+++ INFORMATION SHOWN
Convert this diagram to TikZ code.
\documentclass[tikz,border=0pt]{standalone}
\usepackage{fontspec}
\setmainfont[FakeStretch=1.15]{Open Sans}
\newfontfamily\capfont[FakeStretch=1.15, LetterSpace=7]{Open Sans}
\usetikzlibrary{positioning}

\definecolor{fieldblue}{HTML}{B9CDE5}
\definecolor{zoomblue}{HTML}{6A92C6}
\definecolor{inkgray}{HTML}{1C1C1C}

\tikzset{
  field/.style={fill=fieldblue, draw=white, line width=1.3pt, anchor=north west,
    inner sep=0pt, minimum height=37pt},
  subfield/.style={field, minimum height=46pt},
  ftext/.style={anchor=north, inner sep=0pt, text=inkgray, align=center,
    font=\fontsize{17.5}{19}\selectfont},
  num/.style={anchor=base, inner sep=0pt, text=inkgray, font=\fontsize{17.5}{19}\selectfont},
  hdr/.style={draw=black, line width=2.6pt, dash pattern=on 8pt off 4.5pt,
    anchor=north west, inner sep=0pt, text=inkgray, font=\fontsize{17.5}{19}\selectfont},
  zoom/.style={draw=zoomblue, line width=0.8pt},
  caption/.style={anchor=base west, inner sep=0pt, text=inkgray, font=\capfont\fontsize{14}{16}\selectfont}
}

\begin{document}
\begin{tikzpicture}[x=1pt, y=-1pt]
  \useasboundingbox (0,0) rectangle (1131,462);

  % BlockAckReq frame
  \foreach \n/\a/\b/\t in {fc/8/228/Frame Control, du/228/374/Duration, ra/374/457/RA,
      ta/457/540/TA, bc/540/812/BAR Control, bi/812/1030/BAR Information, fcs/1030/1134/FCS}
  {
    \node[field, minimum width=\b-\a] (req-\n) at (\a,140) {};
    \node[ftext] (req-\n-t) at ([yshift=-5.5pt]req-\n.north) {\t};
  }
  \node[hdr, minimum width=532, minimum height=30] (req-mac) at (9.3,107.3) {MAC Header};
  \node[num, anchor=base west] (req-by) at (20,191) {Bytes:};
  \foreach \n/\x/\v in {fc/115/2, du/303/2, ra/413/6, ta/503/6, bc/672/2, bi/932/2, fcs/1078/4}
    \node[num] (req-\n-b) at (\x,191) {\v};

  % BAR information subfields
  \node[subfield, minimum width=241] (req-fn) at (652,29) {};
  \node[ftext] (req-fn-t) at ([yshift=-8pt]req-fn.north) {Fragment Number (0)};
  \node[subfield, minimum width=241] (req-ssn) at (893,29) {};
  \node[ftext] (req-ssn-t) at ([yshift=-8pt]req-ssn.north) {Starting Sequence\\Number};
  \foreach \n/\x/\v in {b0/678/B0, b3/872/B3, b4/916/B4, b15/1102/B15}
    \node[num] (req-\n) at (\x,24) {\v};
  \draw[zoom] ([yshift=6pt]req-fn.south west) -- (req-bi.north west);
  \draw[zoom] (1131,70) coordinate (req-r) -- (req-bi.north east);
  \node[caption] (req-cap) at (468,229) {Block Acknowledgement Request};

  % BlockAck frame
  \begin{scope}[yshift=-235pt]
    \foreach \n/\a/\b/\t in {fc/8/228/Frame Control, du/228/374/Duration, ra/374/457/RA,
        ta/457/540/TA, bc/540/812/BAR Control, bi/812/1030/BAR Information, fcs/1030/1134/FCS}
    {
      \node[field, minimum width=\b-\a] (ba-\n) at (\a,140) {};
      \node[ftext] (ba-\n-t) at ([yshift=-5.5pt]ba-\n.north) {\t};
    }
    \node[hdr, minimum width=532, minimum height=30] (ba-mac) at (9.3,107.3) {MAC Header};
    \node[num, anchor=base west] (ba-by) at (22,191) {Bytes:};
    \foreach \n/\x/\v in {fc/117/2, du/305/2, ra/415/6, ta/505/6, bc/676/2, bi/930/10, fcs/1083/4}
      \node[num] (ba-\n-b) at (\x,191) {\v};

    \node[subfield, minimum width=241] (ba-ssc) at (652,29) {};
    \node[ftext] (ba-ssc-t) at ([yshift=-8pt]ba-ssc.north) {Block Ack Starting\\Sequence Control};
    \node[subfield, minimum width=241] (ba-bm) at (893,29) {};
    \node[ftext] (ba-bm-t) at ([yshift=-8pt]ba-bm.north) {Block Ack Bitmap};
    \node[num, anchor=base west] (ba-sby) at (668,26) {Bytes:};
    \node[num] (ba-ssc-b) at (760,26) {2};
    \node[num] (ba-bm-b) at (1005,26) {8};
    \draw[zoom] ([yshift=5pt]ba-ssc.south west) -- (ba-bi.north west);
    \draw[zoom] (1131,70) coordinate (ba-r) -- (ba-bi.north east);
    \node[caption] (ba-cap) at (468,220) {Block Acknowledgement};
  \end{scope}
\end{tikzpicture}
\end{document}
++++++
- _PROBLEM STATEMENT_: Return the whole listing exactly, with every line included.

- _WRITTEN ANSWER_:
Convert this diagram to TikZ code.
\documentclass[tikz,border=0pt]{standalone}
\usepackage{fontspec}
\setmainfont[FakeStretch=1.15]{Open Sans}
\newfontfamily\capfont[FakeStretch=1.15, LetterSpace=7]{Open Sans}
\usetikzlibrary{positioning}

\definecolor{fieldblue}{HTML}{B9CDE5}
\definecolor{zoomblue}{HTML}{6A92C6}
\definecolor{inkgray}{HTML}{1C1C1C}

\tikzset{
  field/.style={fill=fieldblue, draw=white, line width=1.3pt, anchor=north west,
    inner sep=0pt, minimum height=37pt},
  subfield/.style={field, minimum height=46pt},
  ftext/.style={anchor=north, inner sep=0pt, text=inkgray, align=center,
    font=\fontsize{17.5}{19}\selectfont},
  num/.style={anchor=base, inner sep=0pt, text=inkgray, font=\fontsize{17.5}{19}\selectfont},
  hdr/.style={draw=black, line width=2.6pt, dash pattern=on 8pt off 4.5pt,
    anchor=north west, inner sep=0pt, text=inkgray, font=\fontsize{17.5}{19}\selectfont},
  zoom/.style={draw=zoomblue, line width=0.8pt},
  caption/.style={anchor=base west, inner sep=0pt, text=inkgray, font=\capfont\fontsize{14}{16}\selectfont}
}

\begin{document}
\begin{tikzpicture}[x=1pt, y=-1pt]
  \useasboundingbox (0,0) rectangle (1131,462);

  % BlockAckReq frame
  \foreach \n/\a/\b/\t in {fc/8/228/Frame Control, du/228/374/Duration, ra/374/457/RA,
      ta/457/540/TA, bc/540/812/BAR Control, bi/812/1030/BAR Information, fcs/1030/1134/FCS}
  {
    \node[field, minimum width=\b-\a] (req-\n) at (\a,140) {};
    \node[ftext] (req-\n-t) at ([yshift=-5.5pt]req-\n.north) {\t};
  }
  \node[hdr, minimum width=532, minimum height=30] (req-mac) at (9.3,107.3) {MAC Header};
  \node[num, anchor=base west] (req-by) at (20,191) {Bytes:};
  \foreach \n/\x/\v in {fc/115/2, du/303/2, ra/413/6, ta/503/6, bc/672/2, bi/932/2, fcs/1078/4}
    \node[num] (req-\n-b) at (\x,191) {\v};

  % BAR information subfields
  \node[subfield, minimum width=241] (req-fn) at (652,29) {};
  \node[ftext] (req-fn-t) at ([yshift=-8pt]req-fn.north) {Fragment Number (0)};
  \node[subfield, minimum width=241] (req-ssn) at (893,29) {};
  \node[ftext] (req-ssn-t) at ([yshift=-8pt]req-ssn.north) {Starting Sequence\\Number};
  \foreach \n/\x/\v in {b0/678/B0, b3/872/B3, b4/916/B4, b15/1102/B15}
    \node[num] (req-\n) at (\x,24) {\v};
  \draw[zoom] ([yshift=6pt]req-fn.south west) -- (req-bi.north west);
  \draw[zoom] (1131,70) coordinate (req-r) -- (req-bi.north east);
  \node[caption] (req-cap) at (468,229) {Block Acknowledgement Request};

  % BlockAck frame
  \begin{scope}[yshift=-235pt]
    \foreach \n/\a/\b/\t in {fc/8/228/Frame Control, du/228/374/Duration, ra/374/457/RA,
        ta/457/540/TA, bc/540/812/BAR Control, bi/812/1030/BAR Information, fcs/1030/1134/FCS}
    {
      \node[field, minimum width=\b-\a] (ba-\n) at (\a,140) {};
      \node[ftext] (ba-\n-t) at ([yshift=-5.5pt]ba-\n.north) {\t};
    }
    \node[hdr, minimum width=532, minimum height=30] (ba-mac) at (9.3,107.3) {MAC Header};
    \node[num, anchor=base west] (ba-by) at (22,191) {Bytes:};
    \foreach \n/\x/\v in {fc/117/2, du/305/2, ra/415/6, ta/505/6, bc/676/2, bi/930/10, fcs/1083/4}
      \node[num] (ba-\n-b) at (\x,191) {\v};

    \node[subfield, minimum width=241] (ba-ssc) at (652,29) {};
    \node[ftext] (ba-ssc-t) at ([yshift=-8pt]ba-ssc.north) {Block Ack Starting\\Sequence Control};
    \node[subfield, minimum width=241] (ba-bm) at (893,29) {};
    \node[ftext] (ba-bm-t) at ([yshift=-8pt]ba-bm.north) {Block Ack Bitmap};
    \node[num, anchor=base west] (ba-sby) at (668,26) {Bytes:};
    \node[num] (ba-ssc-b) at (760,26) {2};
    \node[num] (ba-bm-b) at (1005,26) {8};
    \draw[zoom] ([yshift=5pt]ba-ssc.south west) -- (ba-bi.north west);
    \draw[zoom] (1131,70) coordinate (ba-r) -- (ba-bi.north east);
    \node[caption] (ba-cap) at (468,220) {Block Acknowledgement};
  \end{scope}
\end{tikzpicture}
\end{document}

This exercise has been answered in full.